Ils voudraient aussi, foulant aux pieds les plus nobles sentiments filiaux, empêcher que les vieux travailleurs de France ne soient pas laissés à l’abandon ; ils voudraient empêcher qu’une retraite bien gagnée soit accordée aux vieux de la ville et des champs.
Ils voudraient diviser le Front populaire pour ramener notre pays aux jours les plus sombres de la réaction.
Toi, peuple de Paris, tu ne veux pas cela !
Tu veux vivre dans l’ordre, dans la paix et la liberté par ton travail. Tu veux que soient mis hors d’état de nuire ceux dont l’intérêt est d’empêcher le relèvement économique du pays.
Tu veux qu’en dissolvant les ligues, Paris retrouve le calme et puisse recevoir dignement les étrangers qui se préparent à visiter l’Exposition.
Tu veux qu’on en finisse avec les provocations d’un La Rocque qui menace de fomenter des troubles et fait appel à la guerre civile.

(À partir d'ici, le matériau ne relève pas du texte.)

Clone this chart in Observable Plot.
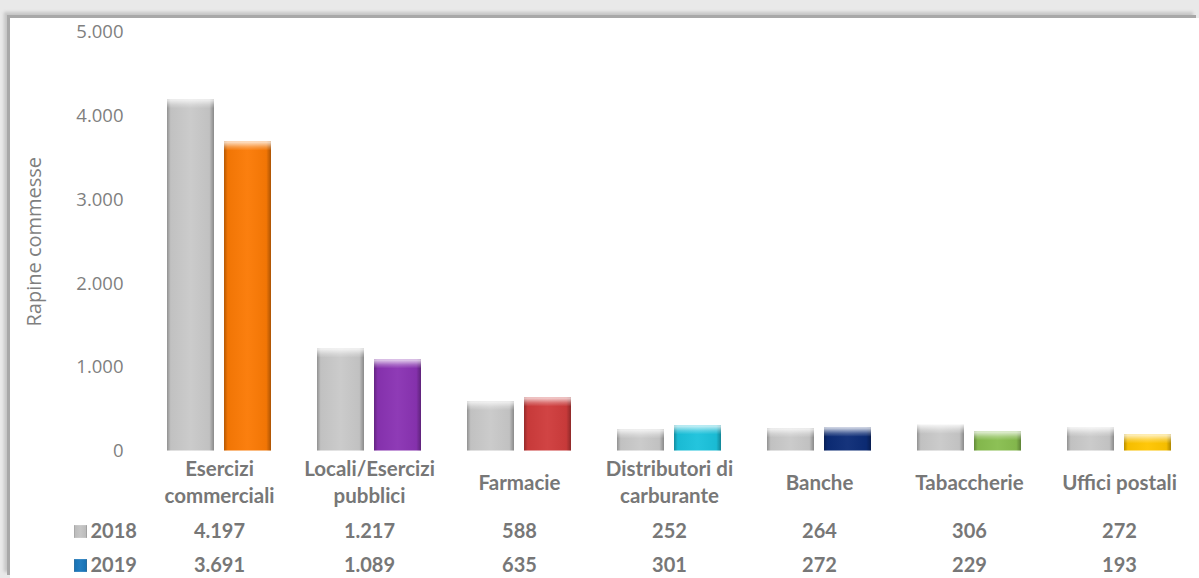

Tu veux qu’on en finisse avec un Doriot complice de La Rocque et agent de l’hitlérisme en France.
Tu veux que ces fauteurs de désordre ne puissent pas trouver de concours dans les rouages de l’administration de l’Etat et de la haute police, dont tu réclames l’épuration.
Tu veux que le fascisme assassin ne puisse plus jamais faire couler le sang de tes enfants.
Peuple de Paris !
En masse cet après-midi derrière les cercueils des cinq martyrs de Clichy pour honorer leur mémoire et signifier avec force que la France restera libre.
Le Parti communiste français. »
Le Parti Communiste Français apporte également son soutien à l’Assemblée nationale : le gouvernement y demande la confiance. Il l’obtient par 362 voix contre 215. La première catastrophe est passée.